The Zij was one of over 150 works written by al-Tusi on subjects varying from religion and philosophy, to pure mathematics and astronomy. It was this latter subject that brought him fame as a scientist. Yet his fame as a scholar was somewhat mitigated by an infamy achieved by a shift in allegiance from his Shi'ite brethren, to the Mongol invaders and the Emperor Hulegu. Raised by a Shi'ite scholar, and having spent twenty years in the Ismaili strongholds of Alamut and Maymundiz, al-Tusi was a committed and trusted disciple of the brethren, and in A.D. 653/A.H. 1255 he was sent as chief negotiator to the khan of the invading Mongols. Faced with the inevitability of the invasion, Tusi defected to the enemy camp. In this role he sought to prevent the destruction of all that had come before, and it is thanks to his efforts that many of the Shi'ite shrines were not decimated by the Mongol invaders. Sadly he could not prevent the sack of Alamut, nor the raising of Baghdad; indeed he was a witness to the city's fall and the murder of the last Abbasid Caliph.

At the age of sixty, as a recently appointed retainer of the Mongol emperor, al-Tusi was entrusted with responsibility for the empire's religious foundations and its finances, as well as the construction of an observatory at Maragha. On completion the oberservatory's library was second to none, filled with the books of Mesopotamia and the Levant, and had become a magnet for some of the greatest scientific thinkers of the age. Built for scientific purposes, the observatory was primarily viewed by Hulegu as a means to obtain answers on astrology. This required accurate astronomical tables from which an astrologer could answer his patron's questions. For this an entire library and a highly technological observatory were built, new research was undertaken, various treatises were written and new instruments constructed; all this came to fruition in the Zij-i Ilkhani.

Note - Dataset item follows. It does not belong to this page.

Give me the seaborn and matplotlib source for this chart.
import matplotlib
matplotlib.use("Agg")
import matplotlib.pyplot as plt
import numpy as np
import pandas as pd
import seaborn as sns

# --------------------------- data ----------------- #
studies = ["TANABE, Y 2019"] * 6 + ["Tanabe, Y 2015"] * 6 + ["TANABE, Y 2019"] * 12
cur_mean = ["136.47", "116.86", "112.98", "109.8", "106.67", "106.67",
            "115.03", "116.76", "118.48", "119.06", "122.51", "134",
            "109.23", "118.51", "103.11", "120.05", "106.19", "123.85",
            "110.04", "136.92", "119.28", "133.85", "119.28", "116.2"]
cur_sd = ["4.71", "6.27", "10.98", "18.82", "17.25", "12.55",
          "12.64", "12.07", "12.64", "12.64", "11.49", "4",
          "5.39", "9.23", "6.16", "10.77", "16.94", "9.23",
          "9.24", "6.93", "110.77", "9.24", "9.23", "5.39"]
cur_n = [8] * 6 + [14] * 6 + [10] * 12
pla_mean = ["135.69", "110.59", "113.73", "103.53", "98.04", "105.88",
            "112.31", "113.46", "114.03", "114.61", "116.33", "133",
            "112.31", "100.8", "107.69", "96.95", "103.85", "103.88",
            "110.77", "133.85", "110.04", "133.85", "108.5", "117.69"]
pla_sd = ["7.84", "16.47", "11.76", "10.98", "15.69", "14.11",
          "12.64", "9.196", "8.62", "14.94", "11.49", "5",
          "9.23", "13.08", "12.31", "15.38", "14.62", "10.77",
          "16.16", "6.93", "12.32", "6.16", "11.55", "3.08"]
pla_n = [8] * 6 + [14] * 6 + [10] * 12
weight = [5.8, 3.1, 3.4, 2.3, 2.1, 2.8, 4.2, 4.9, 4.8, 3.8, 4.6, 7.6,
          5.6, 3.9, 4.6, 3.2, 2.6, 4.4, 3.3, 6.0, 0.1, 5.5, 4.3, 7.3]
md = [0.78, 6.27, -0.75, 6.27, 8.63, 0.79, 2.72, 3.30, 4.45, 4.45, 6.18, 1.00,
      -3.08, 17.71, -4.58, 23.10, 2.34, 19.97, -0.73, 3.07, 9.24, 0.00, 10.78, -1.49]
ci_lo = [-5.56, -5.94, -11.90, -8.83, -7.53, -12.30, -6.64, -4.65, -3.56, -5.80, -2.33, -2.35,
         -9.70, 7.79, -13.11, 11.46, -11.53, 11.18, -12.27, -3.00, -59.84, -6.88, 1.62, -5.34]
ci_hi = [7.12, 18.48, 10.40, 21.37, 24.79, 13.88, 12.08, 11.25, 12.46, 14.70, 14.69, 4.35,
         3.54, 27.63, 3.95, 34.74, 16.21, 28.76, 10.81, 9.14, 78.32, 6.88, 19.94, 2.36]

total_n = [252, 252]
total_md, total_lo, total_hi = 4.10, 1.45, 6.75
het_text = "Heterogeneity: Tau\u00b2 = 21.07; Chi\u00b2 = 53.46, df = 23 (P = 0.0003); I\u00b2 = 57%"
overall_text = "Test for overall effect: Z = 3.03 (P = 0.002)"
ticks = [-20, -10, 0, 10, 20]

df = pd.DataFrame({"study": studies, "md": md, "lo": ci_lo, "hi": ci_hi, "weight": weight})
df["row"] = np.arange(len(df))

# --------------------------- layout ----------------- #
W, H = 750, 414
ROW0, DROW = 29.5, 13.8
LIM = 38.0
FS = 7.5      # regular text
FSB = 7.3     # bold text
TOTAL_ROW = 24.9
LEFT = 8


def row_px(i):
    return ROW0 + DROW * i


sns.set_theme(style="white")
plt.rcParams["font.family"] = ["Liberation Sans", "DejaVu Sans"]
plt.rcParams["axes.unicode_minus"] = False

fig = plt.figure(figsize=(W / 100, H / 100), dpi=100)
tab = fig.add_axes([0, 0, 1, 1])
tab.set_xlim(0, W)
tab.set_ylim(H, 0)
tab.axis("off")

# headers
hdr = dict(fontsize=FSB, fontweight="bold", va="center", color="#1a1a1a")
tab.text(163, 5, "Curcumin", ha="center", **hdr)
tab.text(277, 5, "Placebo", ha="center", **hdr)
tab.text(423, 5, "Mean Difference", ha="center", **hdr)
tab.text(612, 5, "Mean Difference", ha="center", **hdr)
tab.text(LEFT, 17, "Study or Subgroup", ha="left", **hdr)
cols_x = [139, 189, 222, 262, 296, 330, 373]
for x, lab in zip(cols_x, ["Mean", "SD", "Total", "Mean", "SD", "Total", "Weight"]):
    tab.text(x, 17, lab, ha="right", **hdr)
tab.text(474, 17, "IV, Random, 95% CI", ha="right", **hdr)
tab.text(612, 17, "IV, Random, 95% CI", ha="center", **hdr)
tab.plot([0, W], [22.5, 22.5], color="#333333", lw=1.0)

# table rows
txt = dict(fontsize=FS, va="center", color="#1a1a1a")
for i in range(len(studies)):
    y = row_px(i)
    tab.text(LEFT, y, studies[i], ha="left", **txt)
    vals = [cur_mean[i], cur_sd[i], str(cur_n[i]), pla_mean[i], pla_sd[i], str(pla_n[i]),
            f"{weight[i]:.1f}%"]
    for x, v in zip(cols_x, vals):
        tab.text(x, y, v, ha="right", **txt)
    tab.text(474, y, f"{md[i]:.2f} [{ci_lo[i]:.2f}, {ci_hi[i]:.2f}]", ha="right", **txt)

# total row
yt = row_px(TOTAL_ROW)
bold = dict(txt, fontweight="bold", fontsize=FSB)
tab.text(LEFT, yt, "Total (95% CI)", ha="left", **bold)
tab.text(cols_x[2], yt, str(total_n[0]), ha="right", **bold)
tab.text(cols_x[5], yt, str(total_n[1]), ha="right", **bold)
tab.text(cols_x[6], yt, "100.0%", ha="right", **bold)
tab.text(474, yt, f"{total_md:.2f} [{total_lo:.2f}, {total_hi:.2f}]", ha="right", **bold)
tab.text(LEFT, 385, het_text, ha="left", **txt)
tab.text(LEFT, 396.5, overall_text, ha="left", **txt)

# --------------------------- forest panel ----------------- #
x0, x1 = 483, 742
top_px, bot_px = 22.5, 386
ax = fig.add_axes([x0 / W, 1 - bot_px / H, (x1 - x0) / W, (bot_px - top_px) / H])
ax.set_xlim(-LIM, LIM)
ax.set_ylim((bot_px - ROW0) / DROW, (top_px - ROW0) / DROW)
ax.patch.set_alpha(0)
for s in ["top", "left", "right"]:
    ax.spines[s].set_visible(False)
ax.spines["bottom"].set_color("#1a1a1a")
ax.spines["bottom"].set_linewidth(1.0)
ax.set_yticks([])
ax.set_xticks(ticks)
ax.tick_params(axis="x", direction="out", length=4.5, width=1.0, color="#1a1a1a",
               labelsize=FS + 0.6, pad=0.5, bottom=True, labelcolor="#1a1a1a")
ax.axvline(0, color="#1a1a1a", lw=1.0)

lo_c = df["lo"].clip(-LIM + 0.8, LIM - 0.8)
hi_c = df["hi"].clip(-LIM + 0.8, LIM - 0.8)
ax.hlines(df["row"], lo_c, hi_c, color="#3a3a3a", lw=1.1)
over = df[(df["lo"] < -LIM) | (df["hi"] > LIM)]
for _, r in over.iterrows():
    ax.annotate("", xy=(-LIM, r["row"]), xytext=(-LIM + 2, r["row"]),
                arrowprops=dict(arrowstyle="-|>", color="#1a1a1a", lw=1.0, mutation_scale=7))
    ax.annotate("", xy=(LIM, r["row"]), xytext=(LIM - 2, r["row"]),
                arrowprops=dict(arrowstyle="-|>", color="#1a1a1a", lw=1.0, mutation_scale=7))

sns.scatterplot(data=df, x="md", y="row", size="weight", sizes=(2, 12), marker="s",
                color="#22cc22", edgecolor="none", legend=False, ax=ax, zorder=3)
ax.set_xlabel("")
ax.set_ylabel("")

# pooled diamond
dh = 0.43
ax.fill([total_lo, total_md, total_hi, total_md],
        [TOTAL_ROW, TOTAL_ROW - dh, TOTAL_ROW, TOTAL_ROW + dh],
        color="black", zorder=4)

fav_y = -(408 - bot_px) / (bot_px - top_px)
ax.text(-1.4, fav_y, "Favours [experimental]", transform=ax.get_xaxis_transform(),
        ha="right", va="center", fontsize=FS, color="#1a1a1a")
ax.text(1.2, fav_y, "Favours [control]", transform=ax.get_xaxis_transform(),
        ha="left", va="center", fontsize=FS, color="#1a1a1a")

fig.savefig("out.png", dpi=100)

A Zij however is more than just a means to predict the future; it provides the astronomer with the theory and tables to calculate the position of the sun, moon and five naked-eye planets. It can predict eclipses, the lunar crescent and planetary visibility. It can be used to tell the length of twilight, the altitude of the sun at midday and the exact times of prayer. The Zij was an important handbook for any astronomer, and indeed any Muslim for these reasons. A typical Zij will contain various chapters: tables devoted to the definition of contemporary calendars; trigonometeric tables; formulae for deriving time from solar or stellar altitude (spherical astronomy); planetary mean motions, equations and latitudes; their stations and visibility; lunar visibilty; geographical tables to facilitate planetary tables for other meridians and computing the direction of prayer; star catalogues; and of course the necessary tables for drawing up a horoscope.

An early copy of the Ilkhanid Zij dated A.H. 692/A.D. 1292 can be found in Cairo. Other important copies of the Zij-i Ilkhani can be found in the following libraries, Baku (M221), Berlin (336), Bombay (43, 50/2), Cambridge (Browne 0.2), Florence (Laur. 269), Hyderabad (riyada 306), Istanbul (Kandilli 21; NO 2933; SM Hamid. 846; TK 3502/1) Leiden (1181), London (5572, 7464, Sup. 7698; II 454a), Mashhad (104-106, 5331-5333), Oxford (1513), Paris (169, 779, 2365), Rome (Vat. 83), Tehran (Univ. Adab. 165) and Yazd (Yazdi 283).

This fascinating manuscript is the result of years of work by one of the foremost scientific thinkers of the golden age of Arab astronomy.  It was completed only four years after his death and is a rare document of the Ilkhanid era.